Ich bin zwar nicht orezone, aber hab einfach mal "secret debt solution" gegoogelt.
Author ist wohl ein gewisser Larry Edelson von Money and Markets. Hier der Original Artikel .
If you think I’m crazy or propagating some kind of conspiracy theory, then consider the historical precedent …
To end the Great Depression in 1933 Franklin Roosevelt devalued the dollar via Executive Order #6102, confiscating gold and raising its price 69.3%, effectively kick starting asset reflation.
Only this time, it won’t be just the U.S. that devalues its currency. The world is too interconnected. Instead, the world’s leading countries will propose a simultaneous and universal currency devaluation.

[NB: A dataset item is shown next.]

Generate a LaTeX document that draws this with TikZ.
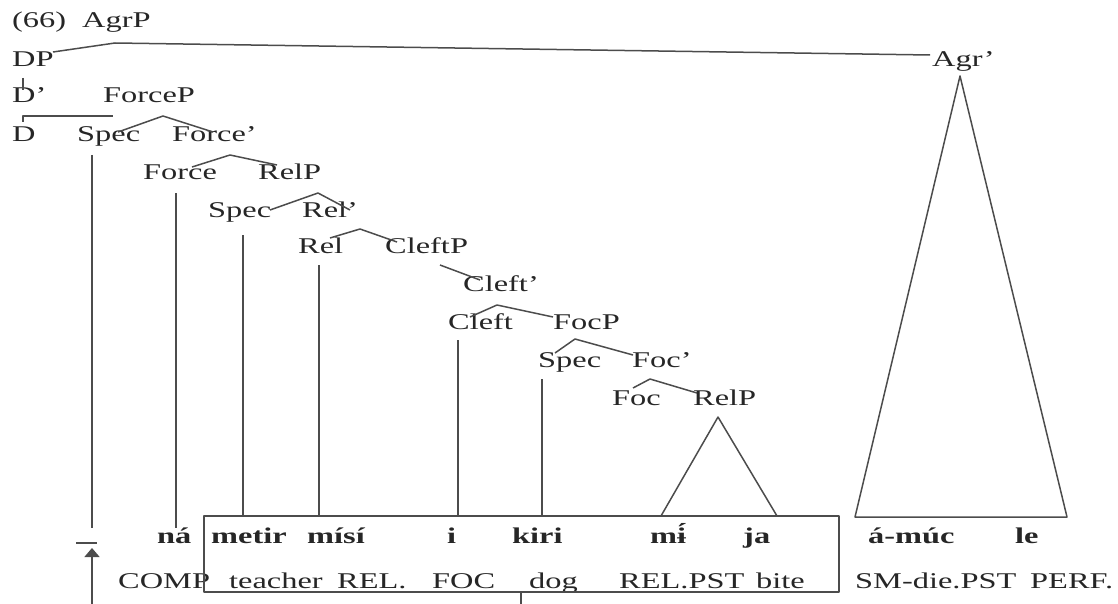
\documentclass[tikz,border=0pt]{standalone}
\usepackage{fontspec}
\setmainfont{Liberation Serif}[FakeStretch=1.44]
\usetikzlibrary{arrows.meta}
\begin{document}
\begin{tikzpicture}[x=1pt,y=-1pt,
  lbl/.style={anchor=base west,inner sep=0pt,font=\fontsize{22.5}{26}\selectfont,text=black!85},
  wd/.style={anchor=base west,inner sep=0pt,font=\fontsize{22.5}{26}\selectfont\bfseries,text=black!85},
  br/.style={line width=1.5pt,draw=black!70,line join=round}]
\useasboundingbox (0,0) rectangle (1118,604);
% tree labels
\node[lbl] (ex) at (12,28) {(66)};
\node[lbl] (agrp) at (82,28) {AgrP};
\node[lbl] (dp) at (12,67) {DP};
\node[lbl] (agrbar) at (932,67) {Agr’};
\node[lbl] (dbar) at (12,103) {D’};
\node[lbl] (forcep) at (103,103) {ForceP};
\node[lbl] (d) at (12,142) {D};
\node[lbl] (spec1) at (77,142) {Spec};
\node[lbl] (forcebar) at (172,142) {Force’};
\node[lbl] (force) at (143,180) {Force};
\node[lbl] (relp1) at (258,180) {RelP};
\node[lbl] (spec2) at (208,217) {Spec};
\node[lbl] (relbar) at (302,217) {Rel’};
\node[lbl] (rel) at (298,253) {Rel};
\node[lbl] (cleftp) at (385,253) {CleftP};
\node[lbl] (cleftbar) at (463,291) {Cleft’};
\node[lbl] (cleft) at (448,329) {Cleft};
\node[lbl] (focp) at (553,329) {FocP};
\node[lbl] (spec3) at (538,367) {Spec};
\node[lbl] (focbar) at (632,367) {Foc’};
\node[lbl] (foc) at (612,405) {Foc};
\node[lbl] (relp2) at (693,405) {RelP};
% words
\node[wd] (w1) at (157,543) {ná};
\node[wd] (w2) at (211,543) {metir};
\node[wd] (w3) at (307,543) {mísí};
\node[wd] (w4) at (447,543) {i};
\node[wd] (w5) at (512,543) {kiri};
\node[wd] (w6) at (650,543) {mɨ́};
\node[wd] (w7) at (743,543) {ja};
\node[wd] (w8) at (868,543) {á-múc};
\node[wd] (w9) at (1015,543) {le};
% glosses
\node[lbl] (g1) at (118,588) {COMP};
\node[lbl] (g2) at (229,588) {teacher};
\node[lbl] (g3) at (337,588) {REL.};
\node[lbl] (g4) at (432,588) {FOC};
\node[lbl] (g5) at (529,588) {dog};
\node[lbl] (g6) at (619,588) {REL.PST};
\node[lbl] (g7) at (756,588) {bite};
\node[lbl] (g8) at (855,588) {SM-die.PST};
\node[lbl] (g9) at (1030,588) {PERF.};
% coordinates
\coordinate (agrL) at (53,52);
\coordinate (agrA) at (115,43);
\coordinate (agrR) at (930,55);
\coordinate (dpT) at (23,78);
\coordinate (dpB) at (23,90);
\coordinate (dbL) at (23,122);
\coordinate (dbC) at (23,116);
\coordinate (dbR) at (113,116);
\coordinate (fpA) at (163,116);
\coordinate (fpL) at (118,132);
\coordinate (fpR) at (213,132);
\coordinate (fbA) at (230,155);
\coordinate (fbL) at (192,167);
\coordinate (fbR) at (277,165);
\coordinate (rpA) at (318,193);
\coordinate (rpL) at (270,210);
\coordinate (rpR) at (350,210);
\coordinate (rbA) at (360,229);
\coordinate (rbL) at (330,238);
\coordinate (rbR) at (397,242);
\coordinate (cpT) at (440,265);
\coordinate (cpB) at (480,280);
\coordinate (cbA) at (497,305);
\coordinate (cbL) at (470,317);
\coordinate (cbR) at (553,317);
\coordinate (fcA) at (575,339);
\coordinate (fcL) at (555,353);
\coordinate (fcR) at (633,355);
\coordinate (fbbA) at (650,379);
\coordinate (fbbL) at (633,388);
\coordinate (fbbR) at (697,393);
\coordinate (triA) at (718,417);
\coordinate (triL) at (661,516);
\coordinate (triR) at (777,516);
\coordinate (bigA) at (960,76);
\coordinate (bigL) at (855,517);
\coordinate (bigR) at (1067,517);
% vertical lines
\coordinate (v1t) at (92,155); \coordinate (v1b) at (92,528);
\coordinate (v2t) at (176,193); \coordinate (v2b) at (176,528);
\coordinate (v3t) at (243,235); \coordinate (v3b) at (243,516);
\coordinate (v4t) at (319,265); \coordinate (v4b) at (319,516);
\coordinate (v5t) at (458,340); \coordinate (v5b) at (458,516);
\coordinate (v6t) at (542,379); \coordinate (v6b) at (542,516);
% box
\coordinate (boxTL) at (204,516);
\coordinate (boxBR) at (839,592);
\coordinate (boxStem) at (521,592);
\coordinate (boxStemB) at (521,604);
% arrow
\coordinate (arB) at (92,604);
\coordinate (arT) at (92,548);
\coordinate (barL) at (76,543);
\coordinate (barR) at (97,543);

\draw[br] (agrL) -- (agrA) -- (agrR);
\draw[br] (dpT) -- (dpB);
\draw[br] (dbL) -- (dbC) -- (dbR);
\draw[br] (fpL) -- (fpA) -- (fpR);
\draw[br] (fbL) -- (fbA) -- (fbR);
\draw[br] (rpL) -- (rpA) -- (rpR);
\draw[br] (rbL) -- (rbA) -- (rbR);
\draw[br] (cpT) -- (cpB);
\draw[br] (cbL) -- (cbA) -- (cbR);
\draw[br] (fcL) -- (fcA) -- (fcR);
\draw[br] (fbbL) -- (fbbA) -- (fbbR);
\draw[br] (triL) -- (triA) -- (triR);
\draw[br] (bigL) -- (bigA) -- (bigR) -- cycle;
\foreach \i in {1,...,6} \draw[br] (v\i t) -- (v\i b);
\draw[br] (boxTL) rectangle (boxBR);
\draw[br] (boxStem) -- (boxStemB);
\draw[br,-{Triangle[length=9pt,width=15pt]}] (arB) -- (arT);
\draw[br] (barL) -- (barR);
\end{tikzpicture}
\end{document}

They cease all gold sales and instead, raise the current official central bank price of gold from its booked value of $42.22 an ounce — to a price that monetizes a large enough portion of the world’s outstanding debts.
That way, just like in 1933, the debts become a fraction of re-inflated asset prices (led higher by the gold price).
And this time, instead of staying with the dollar as a reserve currency, the G-20 issues three new monetary units of exchange, each with equal reserve status.
The three currencies will essentially be a new dollar, new euro, and a new pan-Asian currency. (The Chinese yuan may survive as a fourth currency, but it will be linked to a basket of the three new currencies.)